Я подошла поближе. В ухе у него был проводок, и откуда-то изнутри парня опять доносилась музыка. Не обычное туц-туц-туц, а что-то очень знакомое. Проводок шел только к одному уху… и еще он левой рукой так бережно придерживает расстегнутую куртку у груди…

— Кто там у тебя, если не секрет?

Сева молча распахнул куртку. Пение стало слышнее, и тут уж я узнала музыку. И существо, сидевшее за пазухой, тоже узнала. Пушистый рыжий мех, кожистые складки крыльев, запустила черные пальчики в сетчатую подкладку и повисла на кулачках…

— Она у нас в классе заснула, на карнизе, — шепотом сказал Севка. — Я ей говорю, тебе прогул вкатят, а она кусается. А потом вот сюда заползла, угрелась и опять заснула. По-моему, она себя плохо чувствует, я ее ко врачу… честно…
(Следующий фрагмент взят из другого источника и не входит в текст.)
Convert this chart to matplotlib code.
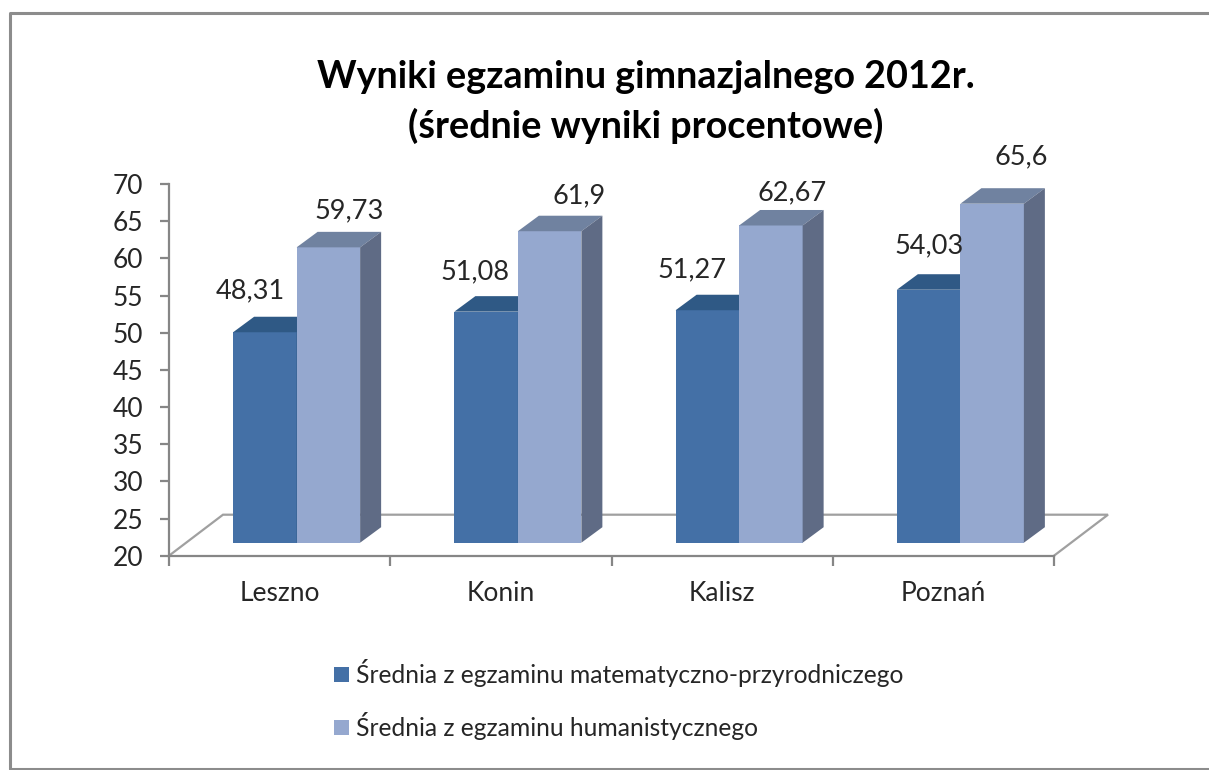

Поощрять прогулы дурно. Очень дурно.

— Громкость убавь, — так же тихо ответила я. — У них чуткие уши. Оба свободны.

Севка радостно ухмыльнулся. Кивнул и вытащил плеер, чтобы сбросить звук.
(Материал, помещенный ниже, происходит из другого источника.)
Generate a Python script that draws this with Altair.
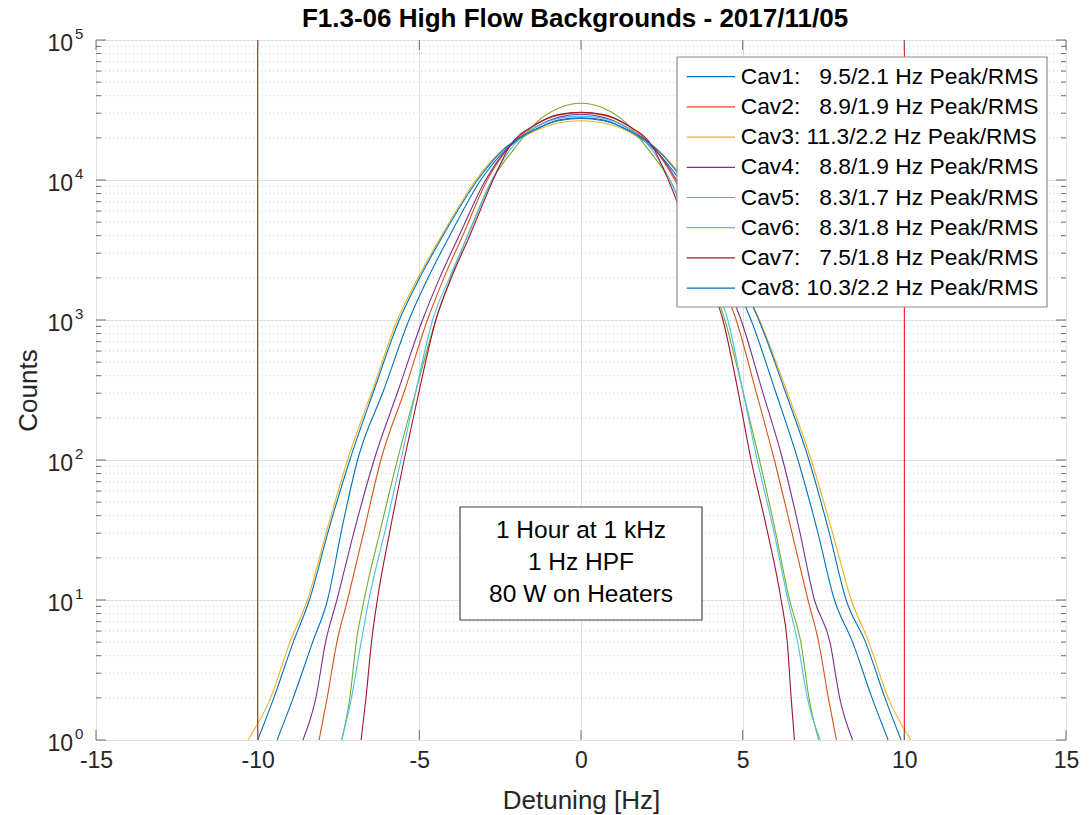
import altair as alt
import pandas as pd

FONT = "Liberation Sans"

cavities = ["Cav1", "Cav2", "Cav3", "Cav4", "Cav5", "Cav6", "Cav7", "Cav8"]
peak_rms = ["9.5/2.1", "8.9/1.9", "11.3/2.2", "8.8/1.9", "8.3/1.7", "8.3/1.8", "7.5/1.8", "10.3/2.2"]
colors = ["#0072BD", "#D95319", "#EDB120", "#7E2F8E", "#77AC30", "#4DBEEE", "#A2142F", "#0072BD"]

# Detuning [Hz] / Counts
cav1_hz = [-9.4, -8.9, -8.3, -7.84, -7.4, -6.91, -6.1, -5.32, -4.73, -4.06, -3.1, -2.35, -1.45, -0.7, 0,
           0.7, 1.45, 2.3, 3.05, 4.02, 4.68, 5.26, 6.0, 6.71, 7.3, 7.84, 8.4, 9.0, 9.5]
cav1_n = [1, 2, 5, 10, 32, 100, 316, 1000, 2000, 4000, 10000, 16300, 22500, 26800, 27800,
          26800, 22500, 16300, 10000, 4000, 2000, 1000, 316, 100, 32, 10, 5, 2, 1]

cav2_hz = [-8.1, -7.85, -7.55, -7.22, -6.7, -6.19, -5.45, -4.75, -4.24, -3.66, -2.9, -2.2, -1.45, -0.7, 0,
           0.7, 1.45, 2.2, 2.9, 3.7, 4.29, 4.8, 5.4, 5.98, 6.5, 7.02, 7.35, 7.65, 7.9]
cav2_n = [1, 2, 5, 10, 32, 100, 316, 1000, 2000, 4000, 10000, 17500, 24500, 29000, 30300,
          29000, 24500, 17500, 10000, 4000, 2000, 1000, 316, 100, 32, 10, 5, 2, 1]

cav3_hz = [-10.3, -9.6, -9.0, -8.46, -7.85, -7.22, -6.45, -5.68, -5.04, -4.31, -3.25, -2.45, -1.5, -0.7, 0,
           0.7, 1.5, 2.4, 3.2, 4.22, 4.9, 5.52, 6.35, 7.12, 7.75, 8.36, 8.9, 9.5, 10.2]
cav3_n = [1, 2, 5, 10, 32, 100, 316, 1000, 2000, 4000, 10000, 16300, 22000, 25500, 26500,
          25500, 22000, 16300, 10000, 4000, 2000, 1000, 316, 100, 32, 10, 5, 2, 1]

cav4_hz = [-8.6, -8.2, -7.9, -7.55, -7.0, -6.40, -5.65, -4.90, -4.37, -3.77, -2.95, -2.25, -1.45, -0.7, 0,
           0.7, 1.45, 2.25, 2.95, 3.8, 4.41, 4.95, 5.6, 6.24, 6.75, 7.22, 7.7, 8.0, 8.4]
cav4_n = [1, 2, 5, 10, 32, 100, 316, 1000, 2000, 4000, 10000, 17000, 23500, 28000, 29500,
          28000, 23500, 17000, 10000, 4000, 2000, 1000, 316, 100, 32, 10, 5, 2, 1]

cav5_hz = [-7.4, -7.15, -6.95, -6.71, -6.2, -5.68, -5.1, -4.49, -4.03, -3.51, -2.75, -2.1, -1.4, -0.7, 0,
           0.7, 1.4, 2.1, 2.75, 3.48, 3.99, 4.45, 5.0, 5.52, 6.0, 6.45, 6.8, 7.05, 7.35]
cav5_n = [1, 2, 5, 10, 32, 100, 316, 1000, 2000, 4000, 10000, 16300, 25500, 32500, 35300,
          32500, 25500, 16300, 10000, 4000, 2000, 1000, 316, 100, 32, 10, 5, 2, 1]

cav6_hz = [-7.4, -7.1, -6.8, -6.56, -6.05, -5.57, -5.1, -4.59, -4.07, -3.5, -2.75, -2.15, -1.45, -0.7, 0,
           0.7, 1.45, 2.15, 2.75, 3.47, 4.03, 4.54, 5.0, 5.45, 5.95, 6.40, 6.7, 7.0, 7.4]
cav6_n = [1, 2, 5, 10, 32, 100, 316, 1000, 2000, 4000, 10000, 17000, 23500, 27500, 28600,
          27500, 23500, 17000, 10000, 4000, 2000, 1000, 316, 100, 32, 10, 5, 2, 1]

cav7_hz = [-6.8, -6.65, -6.48, -6.30, -5.9, -5.47, -5.0, -4.49, -4.01, -3.44, -2.72, -2.2, -1.45, -0.7, 0,
           0.7, 1.45, 2.2, 2.7, 3.38, 3.92, 4.39, 4.85, 5.26, 5.75, 6.19, 6.38, 6.5, 6.6]
cav7_n = [1, 2, 5, 10, 32, 100, 316, 1000, 2000, 4000, 10000, 17500, 24500, 29300, 30500,
          29300, 24500, 17500, 10000, 4000, 2000, 1000, 316, 100, 32, 10, 5, 2, 1]

cav8_hz = [-10.0, -9.5, -8.9, -8.4, -7.8, -7.15, -6.4, -5.62, -4.99, -4.27, -3.2, -2.42, -1.5, -0.7, 0,
           0.7, 1.5, 2.38, 3.15, 4.17, 4.88, 5.5, 6.3, 7.05, 7.65, 8.2, 8.8, 9.4, 9.9]
cav8_n = [1, 2, 5, 10, 32, 100, 316, 1000, 2000, 4000, 10000, 16300, 22500, 26500, 27500,
          26500, 22500, 16300, 10000, 4000, 2000, 1000, 316, 100, 32, 10, 5, 2, 1]

hz_lists = [cav1_hz, cav2_hz, cav3_hz, cav4_hz, cav5_hz, cav6_hz, cav7_hz, cav8_hz]
n_lists = [cav1_n, cav2_n, cav3_n, cav4_n, cav5_n, cav6_n, cav7_n, cav8_n]

x_ticks = [-15, -10, -5, 0, 5, 10, 15]
y_major = [1, 10, 100, 1000, 10000, 100000]
y_exp = ["0", "1", "2", "3", "4", "5"]
y_minor = [m * 10 ** k for k in range(5) for m in range(2, 10)]
limit_lines = [-10, 10]
note_lines = ["1 Hour at 1 kHz", "1 Hz HPF", "80 W on Heaters"]
title_text = "F1.3-06 High Flow Backgrounds - 2017/11/05"

W, H = 970, 700

rows = []
for name, hz, cnt in zip(cavities, hz_lists, n_lists):
    for h, c in zip(hz, cnt):
        rows.append({"cav": name, "hz": h, "count": c})
df = pd.DataFrame(rows)

x_scale = alt.Scale(domain=[-15, 15], nice=False, zero=False)
y_scale = alt.Scale(type="log", domain=[1, 100000], nice=False)

one = pd.DataFrame({"a": [0]})

minor_grid = alt.Chart(pd.DataFrame({"count": y_minor})).mark_rule(
    color="#cccccc", strokeWidth=1, strokeDash=[1, 3]
).encode(y=alt.Y("count:Q", scale=y_scale))

lines = alt.Chart(df).mark_line(strokeWidth=1.1, interpolate="monotone").encode(
    x=alt.X("hz:Q", scale=x_scale,
            axis=alt.Axis(values=x_ticks, grid=True, gridColor="#e0e0e0", gridWidth=1,
                          ticks=False, domain=False, labelFont=FONT, labelFontSize=23,
                          labelExpr="'' + datum.value",
                          labelColor="#262626", labelPadding=9, labelFlush=False,
                          title="Detuning [Hz]", titleFont=FONT, titleFontSize=26,
                          titleFontWeight="normal", titleColor="#262626",
                          titleX=W / 2, titleY=60, titleBaseline="middle")),
    y=alt.Y("count:Q", scale=y_scale,
            axis=alt.Axis(values=y_major, grid=True, gridColor="#e0e0e0", gridWidth=1,
                          ticks=False, domain=False, labels=False,
                          title="Counts", titleFont=FONT, titleFontSize=26,
                          titleFontWeight="normal", titleColor="#262626",
                          titleX=-68, titleY=H / 2, titleBaseline="middle")),
    color=alt.Color("cav:N", scale=alt.Scale(domain=cavities, range=colors), legend=None),
)

red = alt.Chart(pd.DataFrame({"hz": limit_lines})).mark_rule(color="#FF0000", strokeWidth=1).encode(
    x=alt.X("hz:Q", scale=x_scale))

xt = pd.DataFrame({"hz": x_ticks})
ym = pd.DataFrame({"count": y_major, "exp": y_exp})
yn = pd.DataFrame({"count": y_minor})
tick_color = "#6e6e6e"
ticks = [
    alt.Chart(xt).mark_rule(color=tick_color).encode(
        x=alt.X("hz:Q", scale=x_scale), y=alt.value(H), y2=alt.value(H - 10)),
    alt.Chart(xt).mark_rule(color=tick_color).encode(
        x=alt.X("hz:Q", scale=x_scale), y=alt.value(0), y2=alt.value(10)),
    alt.Chart(ym).mark_rule(color=tick_color).encode(
        y=alt.Y("count:Q", scale=y_scale), x=alt.value(0), x2=alt.value(10)),
    alt.Chart(ym).mark_rule(color=tick_color).encode(
        y=alt.Y("count:Q", scale=y_scale), x=alt.value(W), x2=alt.value(W - 10)),
    alt.Chart(yn).mark_rule(color=tick_color).encode(
        y=alt.Y("count:Q", scale=y_scale), x=alt.value(0), x2=alt.value(5)),
    alt.Chart(yn).mark_rule(color=tick_color).encode(
        y=alt.Y("count:Q", scale=y_scale), x=alt.value(W), x2=alt.value(W - 5)),
]

ylab10 = alt.Chart(ym).mark_text(font=FONT, fontSize=23, align="right", baseline="middle",
                                  dy=4, color="#262626").encode(
    y=alt.Y("count:Q", scale=y_scale), x=alt.value(-23), text=alt.value("10"))
ylabexp = alt.Chart(ym).mark_text(font=FONT, fontSize=15, align="left", baseline="middle",
                                   dy=-6, color="#262626").encode(
    y=alt.Y("count:Q", scale=y_scale), x=alt.value(-21), text="exp:N")

# legend box
legend_layers = [
    alt.Chart(one).mark_rect(fill="white", stroke="#8c8c8c", strokeWidth=1.2).encode(
        x=alt.value(581), x2=alt.value(951), y=alt.value(17), y2=alt.value(267))
]
for i, (name, pr, col) in enumerate(zip(cavities, peak_rms, colors)):
    yy = 36.7 + 30.2 * i
    pad = "\u2007" if len(pr.split("/")[0]) < 4 else ""
    label = f"{name}: {pad}{pr} Hz Peak/RMS"
    legend_layers.append(alt.Chart(one).mark_rule(color=col, strokeWidth=1.2).encode(
        x=alt.value(590.7), x2=alt.value(639), y=alt.value(yy)))
    legend_layers.append(alt.Chart(pd.DataFrame({"t": [label]})).mark_text(
        font=FONT, fontSize=22.8, align="left", baseline="middle", color="#000000").encode(
        x=alt.value(644.7), y=alt.value(yy), text="t:N"))

note_layers = [
    alt.Chart(one).mark_rect(fill="white", stroke="#444444", strokeWidth=1.2).encode(
        x=alt.value(364), x2=alt.value(606), y=alt.value(467), y2=alt.value(580))
]
for i, t in enumerate(note_lines):
    note_layers.append(alt.Chart(pd.DataFrame({"t": [t]})).mark_text(
        font=FONT, fontSize=24.5, align="center", baseline="middle", color="#000000").encode(
        x=alt.value(485), y=alt.value(491 + 32.2 * i), text="t:N"))

title = alt.Chart(pd.DataFrame({"t": [title_text]})).mark_text(
    font=FONT, fontSize=26, fontWeight="bold", align="center", baseline="middle",
    color="#000000").encode(x=alt.value(W / 2 - 6), y=alt.value(-21), text="t:N")

chart = alt.layer(
    minor_grid, lines, red, *ticks, ylab10, ylabexp, *legend_layers, *note_layers, title
).properties(
    width=W, height=H,
    padding={"left": 96, "top": 40, "right": 23, "bottom": 75},
    autosize=alt.AutoSizeParams(type="none"),
).configure_view(stroke="#8c8c8c", strokeWidth=1.2).configure(background="white")

chart.save("out.html", embed_options={"renderer": "svg", "actions": False})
Газон был вызолочен листьями лип. Один листок прилип к коричневому блестящему лбу Багиры, я сорвала его и бросила на траву. Мой ученик брел по желтому ковру между черными стволами. И я, конечно, уже не могла слышать, как нежный негритянский голос уверяет спящих детей, что они будут спокойно спать, пока не придет время расправить крылья и лететь в небо, и никто их не обидит. Но некоторые песни необязательно слышать ушами, и плееры для них не нужны.

Summertime,
and the living is easy,
fish are jumping,
the cotton is high… —

а новые листья падали и падали, как золотое конфетти, и бледно-желтое солнце сушило их от дождя.